November 25 2011 - Vince Cable, Business Secretary, announced on Wednesday a package of measures (some of which were already known) intended to
modify the way employers recruit, manage disputes and dismiss staff - while retaining key protections for employees. The changes include:
- Overhauling the employment tribunal process
- Introducing fees for people wishing to take claims to employment tribunals
- Requiring all employment disputes to go to Acas to be offered
pre-claim conciliation before going to a tribunal
- Consulting on 'protected conversations' - allowing employers to discuss issues such as retirement an poor performance in an
open manner with staff - without this being used in any subsequent tribunal claims
- Increasing the qualification period for unfair dismissal from one to two years from April 2012
- Seeking opinions on proposed compensated no fault dismissal for firms with fewer than 10 employees
- Slimming down dismissal processes
- Asking for evidence on the need for the 90 day minimum consultation period for collective redundancies
- Simplifying Transfer of Undertakings (Protection of Employment) - TUPE - rules
According to Vince Cable:
"Our labour market is already one of the most flexible in the world. This flexibility benefits businesses, staff and the wider economy. But many employers still feel that employment law is a barrier to growing their business.

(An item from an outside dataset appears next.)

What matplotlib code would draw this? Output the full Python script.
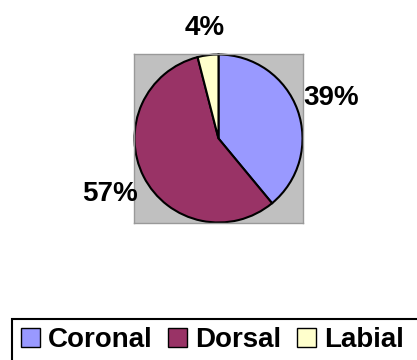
import numpy as np
import matplotlib.pyplot as plt
from matplotlib.patches import Patch, Rectangle

plt.rcParams['font.family'] = ['Liberation Sans', 'DejaVu Sans']

# share of each place of articulation
places = ['Coronal', 'Dorsal', 'Labial']
shares = [39, 57, 4]
colors = ['#9999FF', '#993366', '#FFFFCC']
label_dist = [1.42, 1.45, 1.33]

fig = plt.figure(figsize=(4.17, 3.6), dpi=100)

# gray plot area behind the pie
ax = fig.add_axes([134 / 417, 1 - 223 / 360, 169 / 417, 169 / 360])
wedges, texts = ax.pie(shares, colors=colors, startangle=90, counterclock=False,
                       labels=[f'{v}%' for v in shares], frame=True,
                       wedgeprops=dict(edgecolor='black', linewidth=1.5),
                       textprops=dict(fontsize=20, fontweight='bold', clip_on=False))
for w, t, d in zip(wedges, texts, label_dist):
    ang = np.deg2rad((w.theta1 + w.theta2) / 2)
    t.set_position((d * np.cos(ang), d * np.sin(ang)))
    t.set_ha('center')
    t.set_va('center')
ax.set_facecolor('#C0C0C0')
for s in ax.spines.values():
    s.set_color('#999999')
    s.set_linewidth(1)
ax.set_xlim(-1.006, 1.006)
ax.set_ylim(-1.006, 1.006)
ax.set_aspect('auto')
ax.set_xticks([])
ax.set_yticks([])

# legend box running off the bottom right corner
fig.patches.append(Rectangle((12 / 417, -0.2), 1.0, 0.2 + (360 - 319) / 360,
                             transform=fig.transFigure, fill=False,
                             edgecolor='black', linewidth=1.5))
handles = [Patch(facecolor=c, edgecolor='black', linewidth=1) for c in colors]
fig.legend(handles, places, loc='center left', bbox_to_anchor=(21 / 417, 1 - 340 / 360),
           ncol=3, frameon=False, borderpad=0, borderaxespad=0,
           prop=dict(size=20, weight='bold'),
           handlelength=0.68, handleheight=0.68, handletextpad=0.3, columnspacing=0.55)

fig.savefig('out.png')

"We're knocking down that barrier today - getting the state out of the way, making it easier for businesses to take on staff and improving the process for when staff have to be let go.
"But let me be clear: we are not re-balancing employment law simply in the direction of employers. Our proposals strike an appropriate balance and we are keeping the necessary protections already in place to protect employees. Our proposals are not - emphatically not - an attempt to give businesses an easy ride at the expense of their staff. Nor have we made a cynical choice to favour flexibility over fairness.
"We know that disputes at work cost time and money, reduce productivity and can distract employers from the day-to-day running of their business. Tribunals should be a last resort for workplace problems which is why we want disputes to be solved in other ways."
Ben Willmott, Head of Public Policy at the CIPD, commented:
"Genuine proposals to simplify employment law and reform the employment tribunal system are welcome - but where it comes to 'protected conversations' the Government needs to beware the spectre of unintended consequences.
"Plans to ensure that all claims go to Acas to be offered conciliation before going to an employment tribunal are sensible and will help reduce claimant numbers, as will plans to simplify the use of compromise agreements and to encourage greater use of mediation.
"However, proposals to introduce some form of 'protected conversation' to allow employers to discuss issues like retirement and poor performance without fear of a tribunal claim, while well meant, are likely to actually increase confusion among employers, add to red tape and generate additional legal disputes. By offering false comfort, the Government risks creating a field day for employment lawyers and a nightmare for businesses.
"In the same way, the increase in the unfair dismissal qualification period from one year to two years is a poor policy call. There is no evidence that it will have any significant impact on reducing the number of employment tribunal claims or support the labour market in anyway. Both these measures risk making excuses for poor managers - who will cost firms far more in the form of demotivated, unproductive workers than they will in tribunals.
"Failings in management and leadership that hit UK productivity and leave us lagging our international competitors are a far greater brake on growth than UK employment law, and the legally fraught idea of creating notionally 'protected' conversations and increasing to two years the period in which employees are not covered by unfair dismissal law, risk making a bad problem worse."